● To do:
Write out the material exactly, leaving every picture behind.

● Source excerpt:
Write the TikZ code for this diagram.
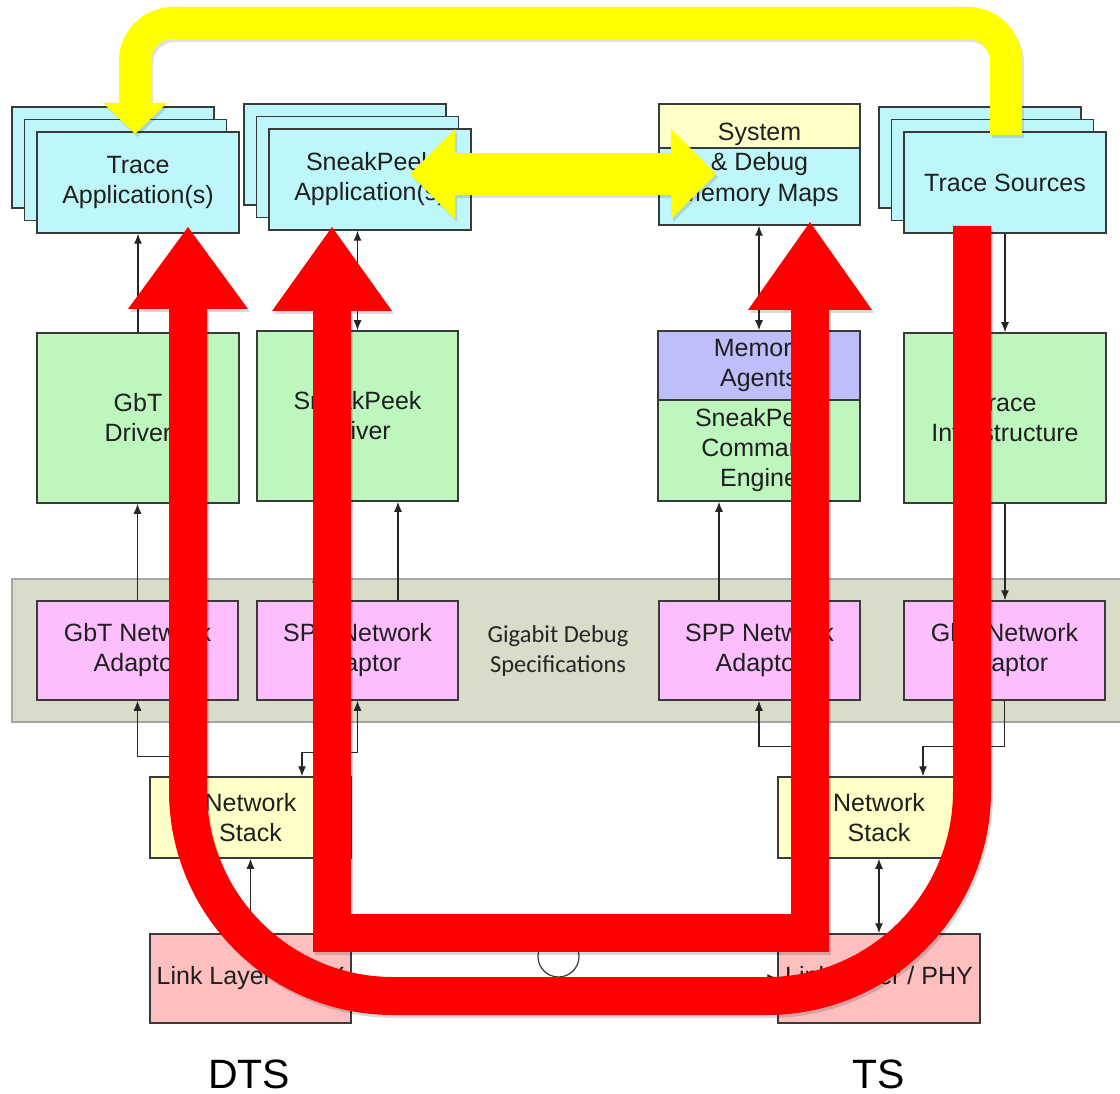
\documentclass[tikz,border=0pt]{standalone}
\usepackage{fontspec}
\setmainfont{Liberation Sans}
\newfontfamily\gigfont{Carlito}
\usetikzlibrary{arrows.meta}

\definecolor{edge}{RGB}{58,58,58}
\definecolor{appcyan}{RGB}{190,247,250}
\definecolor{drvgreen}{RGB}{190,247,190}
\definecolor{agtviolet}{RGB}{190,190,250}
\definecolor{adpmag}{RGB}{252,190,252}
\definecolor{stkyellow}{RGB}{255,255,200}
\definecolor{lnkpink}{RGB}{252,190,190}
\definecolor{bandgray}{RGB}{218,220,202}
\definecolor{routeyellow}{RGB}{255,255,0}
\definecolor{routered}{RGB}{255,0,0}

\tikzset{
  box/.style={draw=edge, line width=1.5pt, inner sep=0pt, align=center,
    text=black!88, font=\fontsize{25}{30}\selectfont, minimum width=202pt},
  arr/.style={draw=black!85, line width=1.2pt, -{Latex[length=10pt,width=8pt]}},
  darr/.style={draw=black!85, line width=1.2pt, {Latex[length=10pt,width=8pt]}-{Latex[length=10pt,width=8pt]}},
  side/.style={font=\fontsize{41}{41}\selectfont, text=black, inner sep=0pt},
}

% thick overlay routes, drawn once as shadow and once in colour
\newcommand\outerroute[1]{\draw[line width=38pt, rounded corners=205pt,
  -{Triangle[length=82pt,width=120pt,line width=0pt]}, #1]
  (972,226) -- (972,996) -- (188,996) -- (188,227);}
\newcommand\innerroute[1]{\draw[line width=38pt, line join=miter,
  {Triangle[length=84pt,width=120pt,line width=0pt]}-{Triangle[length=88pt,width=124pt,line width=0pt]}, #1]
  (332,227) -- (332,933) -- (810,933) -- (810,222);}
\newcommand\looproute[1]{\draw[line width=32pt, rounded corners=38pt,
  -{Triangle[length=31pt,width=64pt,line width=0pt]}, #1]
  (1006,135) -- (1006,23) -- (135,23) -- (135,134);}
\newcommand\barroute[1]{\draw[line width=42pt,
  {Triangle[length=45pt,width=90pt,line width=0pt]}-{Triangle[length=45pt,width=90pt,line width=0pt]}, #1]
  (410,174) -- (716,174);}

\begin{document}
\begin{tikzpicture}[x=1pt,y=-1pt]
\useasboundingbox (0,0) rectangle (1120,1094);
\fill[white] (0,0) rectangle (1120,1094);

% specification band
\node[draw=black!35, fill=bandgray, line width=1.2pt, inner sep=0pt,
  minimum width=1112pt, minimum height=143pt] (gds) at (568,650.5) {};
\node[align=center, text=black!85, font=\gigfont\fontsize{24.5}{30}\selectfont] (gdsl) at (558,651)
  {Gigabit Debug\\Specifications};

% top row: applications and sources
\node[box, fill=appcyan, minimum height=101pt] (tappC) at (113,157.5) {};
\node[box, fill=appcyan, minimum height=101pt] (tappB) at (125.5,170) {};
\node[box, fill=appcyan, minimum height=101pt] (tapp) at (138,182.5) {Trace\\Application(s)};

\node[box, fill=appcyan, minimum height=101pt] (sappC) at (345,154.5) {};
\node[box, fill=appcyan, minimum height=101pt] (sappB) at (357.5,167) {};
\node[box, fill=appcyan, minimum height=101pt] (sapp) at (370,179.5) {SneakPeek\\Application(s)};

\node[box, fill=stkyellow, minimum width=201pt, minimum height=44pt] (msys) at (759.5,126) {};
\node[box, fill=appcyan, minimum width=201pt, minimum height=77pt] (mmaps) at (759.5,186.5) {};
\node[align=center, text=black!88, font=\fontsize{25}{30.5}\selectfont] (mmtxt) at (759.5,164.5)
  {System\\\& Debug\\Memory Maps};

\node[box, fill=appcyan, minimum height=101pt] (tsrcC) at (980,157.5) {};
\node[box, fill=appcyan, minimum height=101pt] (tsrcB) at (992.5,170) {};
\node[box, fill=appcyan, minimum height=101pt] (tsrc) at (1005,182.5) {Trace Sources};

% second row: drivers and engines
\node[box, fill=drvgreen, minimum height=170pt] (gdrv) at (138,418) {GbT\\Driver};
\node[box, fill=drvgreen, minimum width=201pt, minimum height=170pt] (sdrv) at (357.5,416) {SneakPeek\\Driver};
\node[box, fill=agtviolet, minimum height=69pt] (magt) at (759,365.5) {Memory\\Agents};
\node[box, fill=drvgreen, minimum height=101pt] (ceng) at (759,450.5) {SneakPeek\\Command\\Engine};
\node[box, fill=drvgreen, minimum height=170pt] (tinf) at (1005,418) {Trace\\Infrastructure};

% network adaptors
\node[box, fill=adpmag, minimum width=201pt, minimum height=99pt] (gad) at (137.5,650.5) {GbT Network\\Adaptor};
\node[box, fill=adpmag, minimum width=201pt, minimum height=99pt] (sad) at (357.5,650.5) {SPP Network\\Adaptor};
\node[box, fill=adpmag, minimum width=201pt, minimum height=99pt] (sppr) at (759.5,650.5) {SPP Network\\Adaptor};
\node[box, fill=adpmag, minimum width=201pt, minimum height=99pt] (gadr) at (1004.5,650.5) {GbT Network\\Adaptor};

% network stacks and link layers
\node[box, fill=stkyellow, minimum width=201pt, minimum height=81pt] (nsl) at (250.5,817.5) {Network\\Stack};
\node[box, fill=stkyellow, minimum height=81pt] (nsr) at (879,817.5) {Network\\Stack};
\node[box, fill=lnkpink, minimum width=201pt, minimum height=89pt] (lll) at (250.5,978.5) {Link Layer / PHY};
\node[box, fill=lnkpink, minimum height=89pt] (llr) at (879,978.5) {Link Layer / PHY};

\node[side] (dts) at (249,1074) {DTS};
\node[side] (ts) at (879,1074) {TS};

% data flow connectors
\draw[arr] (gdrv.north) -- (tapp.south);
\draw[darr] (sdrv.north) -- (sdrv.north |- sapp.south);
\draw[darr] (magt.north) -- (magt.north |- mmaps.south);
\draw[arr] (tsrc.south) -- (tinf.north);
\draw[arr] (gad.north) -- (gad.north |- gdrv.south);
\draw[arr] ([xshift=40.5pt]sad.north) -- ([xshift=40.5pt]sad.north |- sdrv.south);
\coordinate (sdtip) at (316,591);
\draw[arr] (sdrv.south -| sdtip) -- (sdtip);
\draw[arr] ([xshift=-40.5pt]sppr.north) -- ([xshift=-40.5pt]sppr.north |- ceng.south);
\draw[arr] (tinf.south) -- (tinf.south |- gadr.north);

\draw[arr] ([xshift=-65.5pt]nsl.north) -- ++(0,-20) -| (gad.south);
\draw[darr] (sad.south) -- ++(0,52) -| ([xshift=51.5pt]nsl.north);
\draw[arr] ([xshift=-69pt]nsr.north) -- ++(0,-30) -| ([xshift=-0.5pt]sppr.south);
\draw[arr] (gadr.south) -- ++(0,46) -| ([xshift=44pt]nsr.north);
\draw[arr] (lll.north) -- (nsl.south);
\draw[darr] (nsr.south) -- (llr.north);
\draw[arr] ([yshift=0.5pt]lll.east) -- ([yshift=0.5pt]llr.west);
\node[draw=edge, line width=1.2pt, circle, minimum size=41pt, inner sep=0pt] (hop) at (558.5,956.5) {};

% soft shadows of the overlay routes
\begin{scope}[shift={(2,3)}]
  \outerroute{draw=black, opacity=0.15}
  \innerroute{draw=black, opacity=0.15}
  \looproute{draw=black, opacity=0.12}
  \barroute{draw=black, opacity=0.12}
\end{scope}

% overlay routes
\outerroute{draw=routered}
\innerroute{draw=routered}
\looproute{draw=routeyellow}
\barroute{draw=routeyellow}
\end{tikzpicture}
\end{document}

● Reply to the task:
Write the TikZ code for this diagram.
\documentclass[tikz,border=0pt]{standalone}
\usepackage{fontspec}
\setmainfont{Liberation Sans}
\newfontfamily\gigfont{Carlito}
\usetikzlibrary{arrows.meta}

\definecolor{edge}{RGB}{58,58,58}
\definecolor{appcyan}{RGB}{190,247,250}
\definecolor{drvgreen}{RGB}{190,247,190}
\definecolor{agtviolet}{RGB}{190,190,250}
\definecolor{adpmag}{RGB}{252,190,252}
\definecolor{stkyellow}{RGB}{255,255,200}
\definecolor{lnkpink}{RGB}{252,190,190}
\definecolor{bandgray}{RGB}{218,220,202}
\definecolor{routeyellow}{RGB}{255,255,0}
\definecolor{routered}{RGB}{255,0,0}

\tikzset{
  box/.style={draw=edge, line width=1.5pt, inner sep=0pt, align=center,
    text=black!88, font=\fontsize{25}{30}\selectfont, minimum width=202pt},
  arr/.style={draw=black!85, line width=1.2pt, -{Latex[length=10pt,width=8pt]}},
  darr/.style={draw=black!85, line width=1.2pt, {Latex[length=10pt,width=8pt]}-{Latex[length=10pt,width=8pt]}},
  side/.style={font=\fontsize{41}{41}\selectfont, text=black, inner sep=0pt},
}

% thick overlay routes, drawn once as shadow and once in colour
\newcommand\outerroute[1]{\draw[line width=38pt, rounded corners=205pt,
  -{Triangle[length=82pt,width=120pt,line width=0pt]}, #1]
  (972,226) -- (972,996) -- (188,996) -- (188,227);}
\newcommand\innerroute[1]{\draw[line width=38pt, line join=miter,
  {Triangle[length=84pt,width=120pt,line width=0pt]}-{Triangle[length=88pt,width=124pt,line width=0pt]}, #1]
  (332,227) -- (332,933) -- (810,933) -- (810,222);}
\newcommand\looproute[1]{\draw[line width=32pt, rounded corners=38pt,
  -{Triangle[length=31pt,width=64pt,line width=0pt]}, #1]
  (1006,135) -- (1006,23) -- (135,23) -- (135,134);}
\newcommand\barroute[1]{\draw[line width=42pt,
  {Triangle[length=45pt,width=90pt,line width=0pt]}-{Triangle[length=45pt,width=90pt,line width=0pt]}, #1]
  (410,174) -- (716,174);}

\begin{document}
\begin{tikzpicture}[x=1pt,y=-1pt]
\useasboundingbox (0,0) rectangle (1120,1094);
\fill[white] (0,0) rectangle (1120,1094);

% specification band
\node[draw=black!35, fill=bandgray, line width=1.2pt, inner sep=0pt,
  minimum width=1112pt, minimum height=143pt] (gds) at (568,650.5) {};
\node[align=center, text=black!85, font=\gigfont\fontsize{24.5}{30}\selectfont] (gdsl) at (558,651)
  {Gigabit Debug\\Specifications};

% top row: applications and sources
\node[box, fill=appcyan, minimum height=101pt] (tappC) at (113,157.5) {};
\node[box, fill=appcyan, minimum height=101pt] (tappB) at (125.5,170) {};
\node[box, fill=appcyan, minimum height=101pt] (tapp) at (138,182.5) {Trace\\Application(s)};

\node[box, fill=appcyan, minimum height=101pt] (sappC) at (345,154.5) {};
\node[box, fill=appcyan, minimum height=101pt] (sappB) at (357.5,167) {};
\node[box, fill=appcyan, minimum height=101pt] (sapp) at (370,179.5) {SneakPeek\\Application(s)};

\node[box, fill=stkyellow, minimum width=201pt, minimum height=44pt] (msys) at (759.5,126) {};
\node[box, fill=appcyan, minimum width=201pt, minimum height=77pt] (mmaps) at (759.5,186.5) {};
\node[align=center, text=black!88, font=\fontsize{25}{30.5}\selectfont] (mmtxt) at (759.5,164.5)
  {System\\\& Debug\\Memory Maps};

\node[box, fill=appcyan, minimum height=101pt] (tsrcC) at (980,157.5) {};
\node[box, fill=appcyan, minimum height=101pt] (tsrcB) at (992.5,170) {};
\node[box, fill=appcyan, minimum height=101pt] (tsrc) at (1005,182.5) {Trace Sources};

% second row: drivers and engines
\node[box, fill=drvgreen, minimum height=170pt] (gdrv) at (138,418) {GbT\\Driver};
\node[box, fill=drvgreen, minimum width=201pt, minimum height=170pt] (sdrv) at (357.5,416) {SneakPeek\\Driver};
\node[box, fill=agtviolet, minimum height=69pt] (magt) at (759,365.5) {Memory\\Agents};
\node[box, fill=drvgreen, minimum height=101pt] (ceng) at (759,450.5) {SneakPeek\\Command\\Engine};
\node[box, fill=drvgreen, minimum height=170pt] (tinf) at (1005,418) {Trace\\Infrastructure};

% network adaptors
\node[box, fill=adpmag, minimum width=201pt, minimum height=99pt] (gad) at (137.5,650.5) {GbT Network\\Adaptor};
\node[box, fill=adpmag, minimum width=201pt, minimum height=99pt] (sad) at (357.5,650.5) {SPP Network\\Adaptor};
\node[box, fill=adpmag, minimum width=201pt, minimum height=99pt] (sppr) at (759.5,650.5) {SPP Network\\Adaptor};
\node[box, fill=adpmag, minimum width=201pt, minimum height=99pt] (gadr) at (1004.5,650.5) {GbT Network\\Adaptor};

% network stacks and link layers
\node[box, fill=stkyellow, minimum width=201pt, minimum height=81pt] (nsl) at (250.5,817.5) {Network\\Stack};
\node[box, fill=stkyellow, minimum height=81pt] (nsr) at (879,817.5) {Network\\Stack};
\node[box, fill=lnkpink, minimum width=201pt, minimum height=89pt] (lll) at (250.5,978.5) {Link Layer / PHY};
\node[box, fill=lnkpink, minimum height=89pt] (llr) at (879,978.5) {Link Layer / PHY};

\node[side] (dts) at (249,1074) {DTS};
\node[side] (ts) at (879,1074) {TS};

% data flow connectors
\draw[arr] (gdrv.north) -- (tapp.south);
\draw[darr] (sdrv.north) -- (sdrv.north |- sapp.south);
\draw[darr] (magt.north) -- (magt.north |- mmaps.south);
\draw[arr] (tsrc.south) -- (tinf.north);
\draw[arr] (gad.north) -- (gad.north |- gdrv.south);
\draw[arr] ([xshift=40.5pt]sad.north) -- ([xshift=40.5pt]sad.north |- sdrv.south);
\coordinate (sdtip) at (316,591);
\draw[arr] (sdrv.south -| sdtip) -- (sdtip);
\draw[arr] ([xshift=-40.5pt]sppr.north) -- ([xshift=-40.5pt]sppr.north |- ceng.south);
\draw[arr] (tinf.south) -- (tinf.south |- gadr.north);

\draw[arr] ([xshift=-65.5pt]nsl.north) -- ++(0,-20) -| (gad.south);
\draw[darr] (sad.south) -- ++(0,52) -| ([xshift=51.5pt]nsl.north);
\draw[arr] ([xshift=-69pt]nsr.north) -- ++(0,-30) -| ([xshift=-0.5pt]sppr.south);
\draw[arr] (gadr.south) -- ++(0,46) -| ([xshift=44pt]nsr.north);
\draw[arr] (lll.north) -- (nsl.south);
\draw[darr] (nsr.south) -- (llr.north);
\draw[arr] ([yshift=0.5pt]lll.east) -- ([yshift=0.5pt]llr.west);
\node[draw=edge, line width=1.2pt, circle, minimum size=41pt, inner sep=0pt] (hop) at (558.5,956.5) {};

% soft shadows of the overlay routes
\begin{scope}[shift={(2,3)}]
  \outerroute{draw=black, opacity=0.15}
  \innerroute{draw=black, opacity=0.15}
  \looproute{draw=black, opacity=0.12}
  \barroute{draw=black, opacity=0.12}
\end{scope}

% overlay routes
\outerroute{draw=routered}
\innerroute{draw=routered}
\looproute{draw=routeyellow}
\barroute{draw=routeyellow}
\end{tikzpicture}
\end{document}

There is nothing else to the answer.